When Pacquiao and Mayweather came face-to-face for the first time ever at a Miami Heat basketball game in late January, the wheels were in motion. In the three intervening months, boxing has slowly, steadily but surely puffed out its chest again. Record pay-per-view figures, unprecedented sponsorship revenues, ticket prices rocketing past the three-bed semi bracket, an avalanche of global interest. It would seem almost undeniable that absence — or the absence of a compelling superfight — has made the public’s heart grow fonder for boxing.
The UFC, the brash young upstart, has been put in its place, sent to the naughty step. Its next marquee show, UFC 187, takes place at the very same MGM Grand on May 23 but there is currently just one giant banner to let you know about it and it’s all but hidden from view, pointing away from the Strip next to a pedestrian overpass.
In this of all weeks, the UFC would have hoped to fight fire with fire. Instead they’ve been desperately trying to put out one of their own. The UFC 187 main event was to feature light heavyweight champion Jon ‘Bones’ Jones defending his title against Anthony Johnson. But Jones’ name and face have been swiftly removed from the aforementioned poster after he was stripped of his title and suspended from the sport.
One of UFC’s finest practitioners and the current pound-for-pound king, Jones was arrested over a hit-and-run incident in New Mexico that left a pregnant woman with a broken arm and wrist. Jones had already failed a drugs test in January testing positive for a byproduct of cocaine. This all comes hot on the heels of Anderson Silva, widely acknowledged as the UFC’s greatest of all time, failing his own drug test for steroids. It all adds up to a significant moment of crisis for the sport. The UFC can roll out all the fly-on-the-wall McGregor documentaries they want. They can push female champ and bona fide poster girl Ronda Rousey into another raft of Hollywood and WrestleMania cameos while they’re at it. But there is no getting away from the fact that they are facing a much greater image problem than a poster being hidden from public view in Vegas.
McGregor is as skilled a publicist as he is a fighter, quite brilliant at both. But even he has his off days. As MayPac mayhem went into overdrive he tried to bring the spotlight back to his own employers, who must now be desperately counting the days until his July title fight with Jose Aldo — also here at the MGM Grand — rolls around.

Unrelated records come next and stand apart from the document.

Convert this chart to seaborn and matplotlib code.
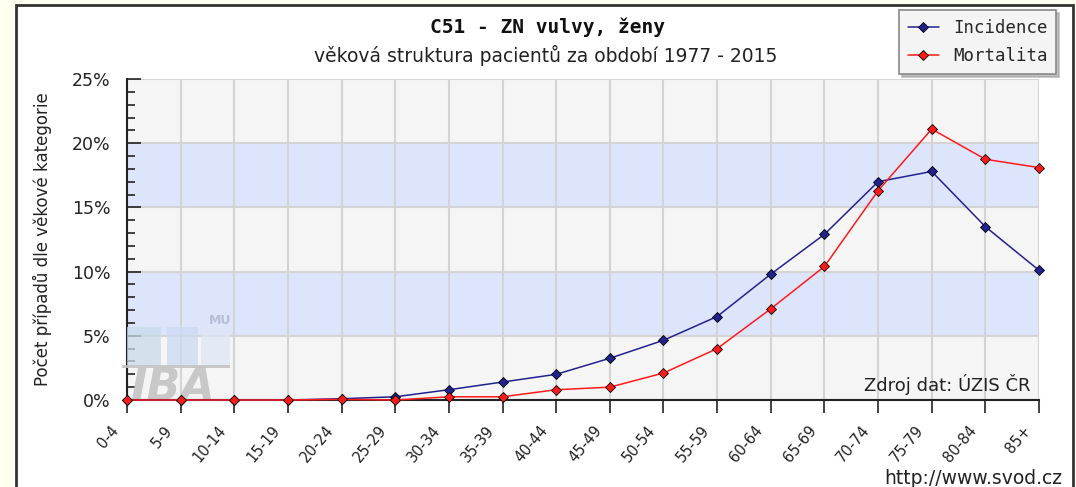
import numpy as np
import pandas as pd
import matplotlib
matplotlib.use('Agg')
import matplotlib.pyplot as plt
import matplotlib.transforms as mtransforms
import seaborn as sns
from matplotlib.patches import Rectangle

# vekove kategorie a podily pripadu (%)
kategorie = ['0-4', '5-9', '10-14', '15-19', '20-24', '25-29', '30-34', '35-39', '40-44',
             '45-49', '50-54', '55-59', '60-64', '65-69', '70-74', '75-79', '80-84', '85+']
incidence = [0, 0, 0, 0, 0.1, 0.25, 0.8, 1.4, 2.0, 3.25, 4.65, 6.5, 9.8, 12.9, 17.0, 17.8, 13.5, 10.1]
mortalita = [0, 0, 0, 0, 0.05, 0.0, 0.25, 0.25, 0.8, 1.0, 2.1, 4.0, 7.1, 10.4, 16.3, 21.1, 18.75, 18.1]
y_ticks = [0, 5, 10, 15, 20, 25]

df = pd.DataFrame({'kategorie': kategorie * 2,
                   'procento': incidence + mortalita,
                   'serie': ['Incidence'] * len(kategorie) + ['Mortalita'] * len(kategorie)})
df['pozice'] = df['kategorie'].map({k: i for i, k in enumerate(kategorie)})

sns.set_style('white')
plt.rcParams['font.family'] = ['DejaVu Sans']

W, H = 1076, 487
fig = plt.figure(figsize=(W / 100, H / 100), dpi=100, facecolor='#fffff0')

# ramecek panelu
ramecek = Rectangle((16 / W, -0.05), (1073 - 16) / W, 1.05 - 5 / H,
                    transform=fig.transFigure, facecolor='white',
                    edgecolor='#333333', linewidth=2, zorder=-10)
fig.patches.append(ramecek)

ax = fig.add_axes([127 / W, 1 - 400 / H, (1039 - 127) / W, (400 - 79) / H])
ax.set_facecolor('#f5f5f5')
for lo in (5, 15):
    ax.axhspan(lo, lo + 5, color='#dde5fc', zorder=0, lw=0)

sns.lineplot(data=df, x='pozice', y='procento', hue='serie', style='serie',
             palette={'Incidence': '#22228e', 'Mortalita': '#ff1a1a'},
             markers={'Incidence': 'D', 'Mortalita': 'D'}, dashes=False,
             markersize=5, markeredgecolor='black', markeredgewidth=0.6,
             linewidth=1.1, ax=ax, zorder=5, clip_on=False)

ax.set_xlim(0, len(kategorie) - 1)
ax.set_ylim(0, 25)
ax.set_xticks(range(len(kategorie)))
ax.set_xticklabels(kategorie, rotation=50, ha='right', va='center', rotation_mode='anchor', fontsize=10.5)
ax.set_yticks(y_ticks)
ax.set_yticklabels([f'{v}%' for v in y_ticks], fontsize=12.5)
ax.set_yticks(np.arange(0, 26, 1), minor=True)
ax.tick_params(axis='y', which='both', left=True, colors='#222222')
ax.tick_params(axis='y', which='major', direction='in', length=10, width=1.2, pad=12)
ax.tick_params(axis='y', which='minor', direction='in', length=6, width=1.2)
ax.tick_params(axis='x', bottom=True, direction='out', length=9, width=1.2, pad=11, colors='#222222')
# popisky posunout doleva (po tick_params, jinak se transformace prepise)
posun = mtransforms.ScaledTranslation(-0.11, 0, fig.dpi_scale_trans)
for lab in ax.get_xticklabels():
    lab.set_transform(lab.get_transform() + posun)
ax.grid(True, which='major', color='#d4d4d4', linewidth=1.5, zorder=1)
ax.set_axisbelow(True)
for s in ('top', 'right'):
    ax.spines[s].set_visible(False)
for s in ('left', 'bottom'):
    ax.spines[s].set_color('#222222')
    ax.spines[s].set_linewidth(1.5)
ax.set_xlabel('')
ax.set_ylabel('Počet případů dle věkové kategorie', fontsize=12, labelpad=14, color='#222222')

# vodoznak
for x0, w0, c0 in ((127, 34, '#c9dbe9'), (167, 31, '#cbdaf3'), (201, 29, '#dde6f5')):
    fig.patches.append(Rectangle((x0 / W, 1 - 365 / H), w0 / W, 38 / H, transform=fig.transFigure,
                                 facecolor=c0, edgecolor='none', alpha=0.75, zorder=1))
fig.patches.append(Rectangle((122 / W, 1 - 368 / H), 108 / W, 3 / H, transform=fig.transFigure,
                             facecolor='#c4c4c4', edgecolor='none', alpha=0.9, zorder=1))
ax.text(0.05, 0, 'IBA', fontsize=32, fontweight='bold', style='italic',
        color='#c8c8c8', zorder=2, va='baseline', ha='left')
ax.text(1.52, 5.9, 'MU', fontsize=9, fontweight='bold', color='#b4bfd6', zorder=2)

ax.text(16.85, 0.4, 'Zdroj dat: ÚZIS ČR', fontsize=13, ha='right', va='bottom', color='#222222', zorder=6)

fig.text(547 / W, 1 - 27 / H, 'C51 - ZN vulvy, ženy', family='DejaVu Sans Mono',
         fontweight='bold', fontsize=14, ha='center', va='center', color='#111111')
fig.text(546 / W, 1 - 55 / H, 'věková struktura pacientů za období 1977 - 2015',
         fontsize=13.5, ha='center', va='center', color='#222222')
fig.text(1062 / W, 1 - 478 / H, 'http://www.svod.cz', fontsize=13.5, ha='right', va='center', color='#222222')

leg = ax.legend(loc='upper right', bbox_to_anchor=(1056 / W, 1 - 10 / H), bbox_transform=fig.transFigure,
                frameon=True, fancybox=False, shadow={'color': '#999999', 'alpha': 0.6},
                edgecolor='#888888', facecolor='#f4f4f4', borderaxespad=0,
                prop={'family': 'DejaVu Sans Mono', 'size': 12.5}, handlelength=1.8,
                handletextpad=0.8, borderpad=0.5, labelspacing=0.6, title=None)
leg.get_frame().set_linewidth(1.2)

plt.savefig('out.png', dpi=100, facecolor=fig.get_facecolor())
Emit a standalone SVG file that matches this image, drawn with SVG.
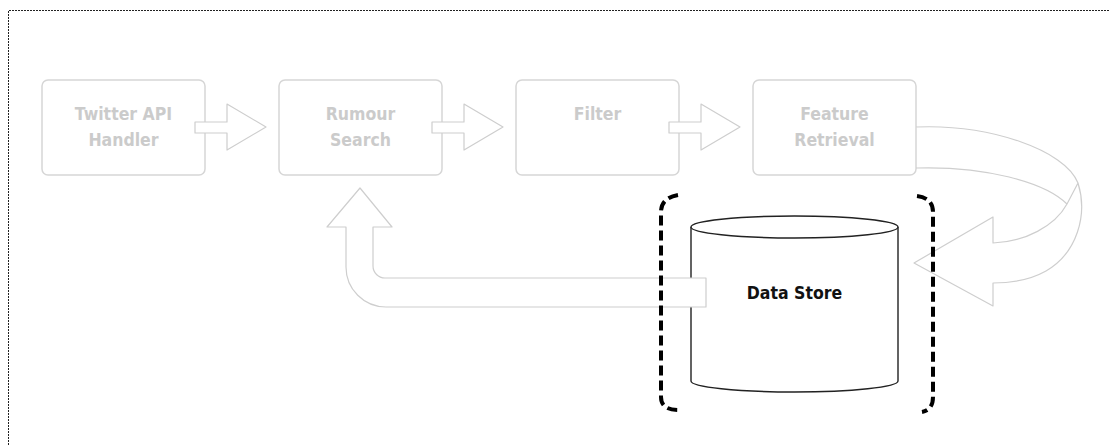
<svg xmlns="http://www.w3.org/2000/svg" width="1109" height="445" viewBox="0 0 1109 445">
  <defs>
    <style>
      .frame { fill: none; stroke: #222; stroke-width: 1; stroke-dasharray: 2 1; }
      .stage rect { fill: #fff; stroke: #d6d6d6; stroke-width: 1.5; }
      .stage text, .store text { font-family: "DejaVu Sans Condensed", "DejaVu Sans", "Liberation Sans", sans-serif; font-stretch: condensed; font-weight: bold; font-size: 17.5px; text-anchor: middle; }
      .stage text { fill: #cbcbcb; }
      .store text { fill: #111; }
      .flow { fill: #fff; stroke: #cecece; stroke-width: 1.2; stroke-linejoin: round; }
      .flow-line { fill: none; stroke: #cecece; stroke-width: 1.2; }
      .drum { fill: #fff; stroke: #222; stroke-width: 1.4; }
      .brace { fill: none; stroke: #000; stroke-width: 4; stroke-dasharray: 10 5; }
    </style>
  </defs>

  <rect width="1109" height="445" fill="#fff"/>
  <!-- page frame: dotted top and left edges -->
  <path class="frame" d="M8.5,445 V10.5 H1109"/>

  <!-- pipeline stages -->
  <g id="twitter-api-handler" class="stage">
    <rect x="42" y="80" width="163" height="95" rx="6"/>
    <text x="123.5" y="120">Twitter API</text>
    <text x="123.5" y="146">Handler</text>
  </g>
  <g id="rumour-search" class="stage">
    <rect x="279" y="80" width="163" height="95" rx="6"/>
    <text x="360.5" y="120">Rumour</text>
    <text x="360.5" y="146">Search</text>
  </g>
  <g id="filter" class="stage">
    <rect x="516" y="80" width="163" height="95" rx="6"/>
    <text x="597.5" y="120">Filter</text>
  </g>
  <g id="feature-retrieval" class="stage">
    <rect x="753" y="80" width="163" height="95" rx="6"/>
    <text x="834.5" y="120">Feature</text>
    <text x="834.5" y="146">Retrieval</text>
  </g>

  <!-- data store cylinder -->
  <g id="data-store" class="store">
    <path class="drum" d="M691,227 V381 A103.5,11 0 0 0 898,381 V227"/>
    <ellipse class="drum" cx="794.5" cy="227" rx="103.5" ry="11"/>
    <text x="794.5" y="299">Data Store</text>
  </g>

  <!-- block-arrow connectors -->
  <g id="connectors">
    <polygon class="flow" points="195,122 227,122 227,104 266,127 227,150 227,133 195,133"/>
    <polygon class="flow" points="432,122 464,122 464,104 503,127 464,150 464,133 432,133"/>
    <polygon class="flow" points="669,122 701,122 701,104 740,127 701,150 701,133 669,133"/>
    <!-- loop from Feature Retrieval back into the store -->
    <path class="flow" d="M916,127 C990,124 1065,150 1078,183 C1088,215 1077,253 1046,271 C1030,280 1010,283 993,283 L993,306 L914,263 L993,217 L993,243 C1025,242 1055,226 1067,204 L1078,183"/>
    <path class="flow-line" d="M916,168 C985,166 1045,182 1067,204"/>
    <!-- return from the store up to Rumour Search -->
    <path class="flow" d="M360,188 L392,227 L373,227 L373,266 A12,12 0 0 0 385,278 L706,278 L706,307 L386,307 A40,40 0 0 1 346,267 L346,227 L327,227 Z"/>
  </g>

  <!-- dashed brackets around the store -->
  <g id="store-brackets">
    <path class="brace" d="M678,195 Q661,198 661,212 V397 Q661,410 678,410"/>
    <path class="brace" d="M917,196 Q933,198 933,212 V397 Q933,410 922,412"/>
  </g>
</svg>
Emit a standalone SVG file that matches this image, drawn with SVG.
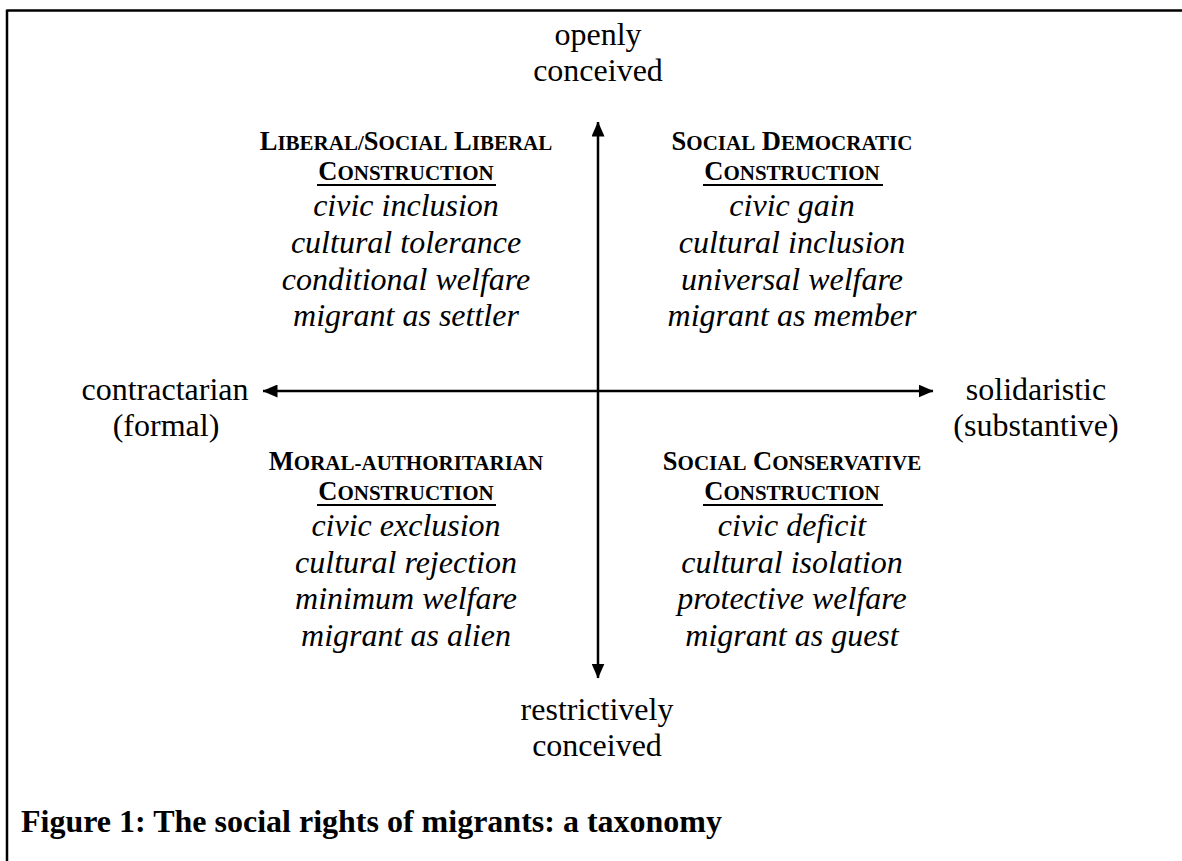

“If you put me face-to-face with Floyd Mayweather, I would kill him in less than 30 seconds,” McGregor said. “It would take me less than 30 seconds to wrap around him like a boa constrictor and strangle him.”
It was a pointless, juvenile jab too many and badly missed the mark as Mayweather responded witheringly. “I don’t take that dude seriously. He’s just trying to get himself some publicity,” he said, before swiftly moving to more important matters.
Like his Fight of the Century. The emerald towers of the MGM Grand tell the story.
On so many fronts the upstart firmly put in its place.